Speaking of being out of one's league and dragons and such, reminds me of Eddie Murphy in the film Golden Child.....when asked whether he knew who he was messing with...........my dear sweet Brother Numsie :D


http://www.youtube.com/watch?v=eUeda7dRN0E



I enjoy the mixed and varied methods that everyone on this board adopts and shares to reach their specific goal$. I know my strategy has altered over the years by way of calibre of assets and class of assets. From more blue chip growth (land rich) houses to higher yielding middle rim units and the like for ca$h flow.
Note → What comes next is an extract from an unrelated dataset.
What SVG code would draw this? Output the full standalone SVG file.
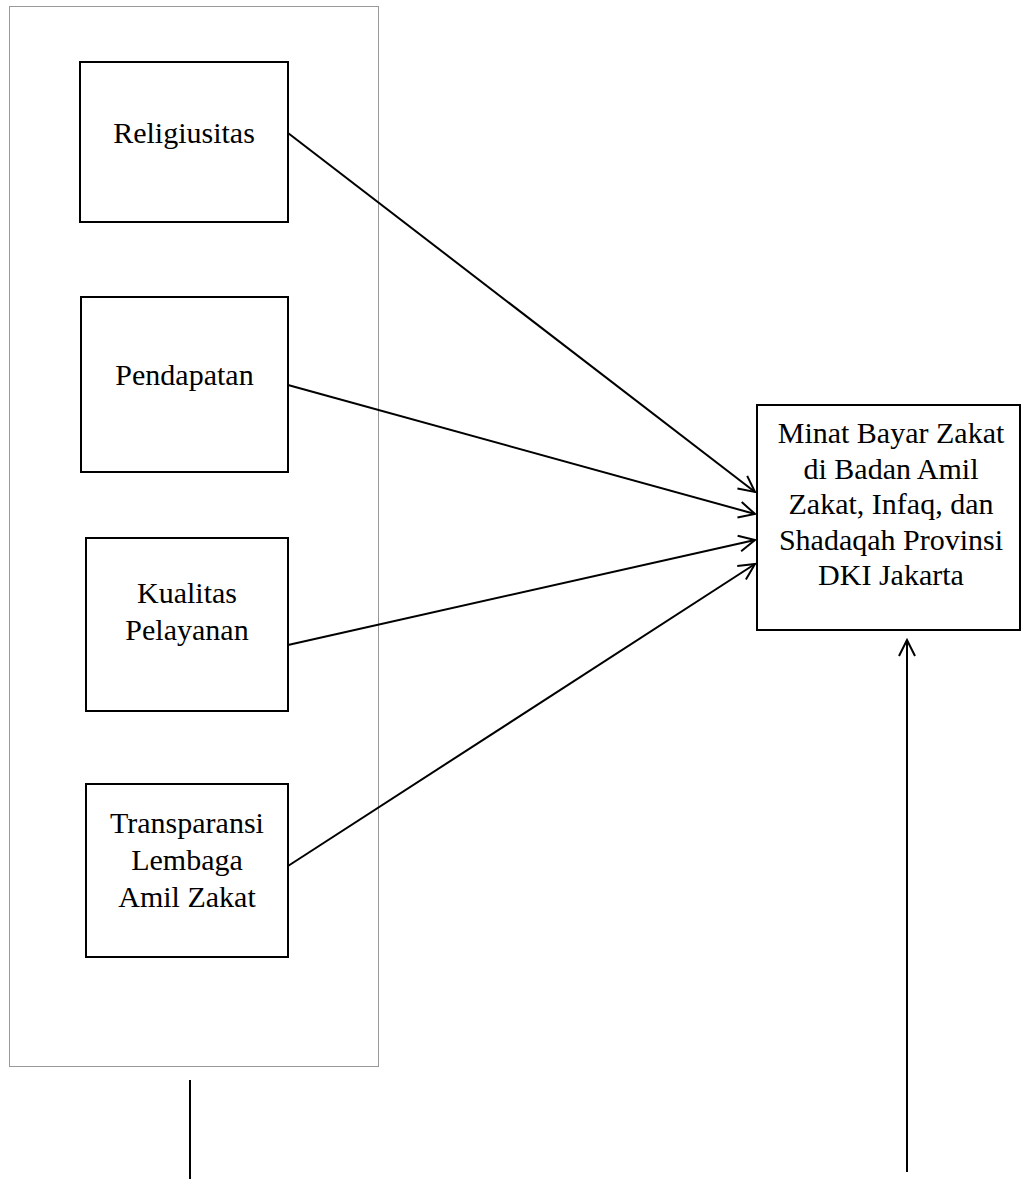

I think it serves us well to be a little flexible however in our journey during these times. My broken record saying of keeping LVR's modest continues. Those who remember 1991 will understand. Rates may fall in the short term, however they will rise and tighter liquidity, cost of funds will head north. Personally I look to benefit from shorter term softening as my largest loan comes off fixed in six weeks. Will fix for 3-5 as we see sub-six percent rates become the norm. I don't think the window will be open for long.

We won't see double digit interest rates, however we don't need to.......with income purchasing multiples being what they are, wages will need to play a little catch up (outside of some mining reegionals) to bring some overall homeostasis to price points and affordability for the masses......then it will be yippee kayay again......fasten you seatbelts.
 
Have been in Perth the last few days.....

The comments have been pretty good.

I see some storm clouds in the horizon....and making rash decisions in the current environment could be lethal. Cash flow is now more important than ever...particularly of GFC Mark 2 arrives.

Having said that...just put deposits on a H&L package in the Northern suburbs of Perth for less than 355k!;)
 
Much as I have no desire nor inclination to defend DB, I suspect that a few posters might not realise that they're a little out of their league on this one. Better to let sleeping dragons lie, I'd suggest. DB's at her best for us all just taking the p*** out of us, rather than skinning us alive.

all this time, I thought DB was male !!!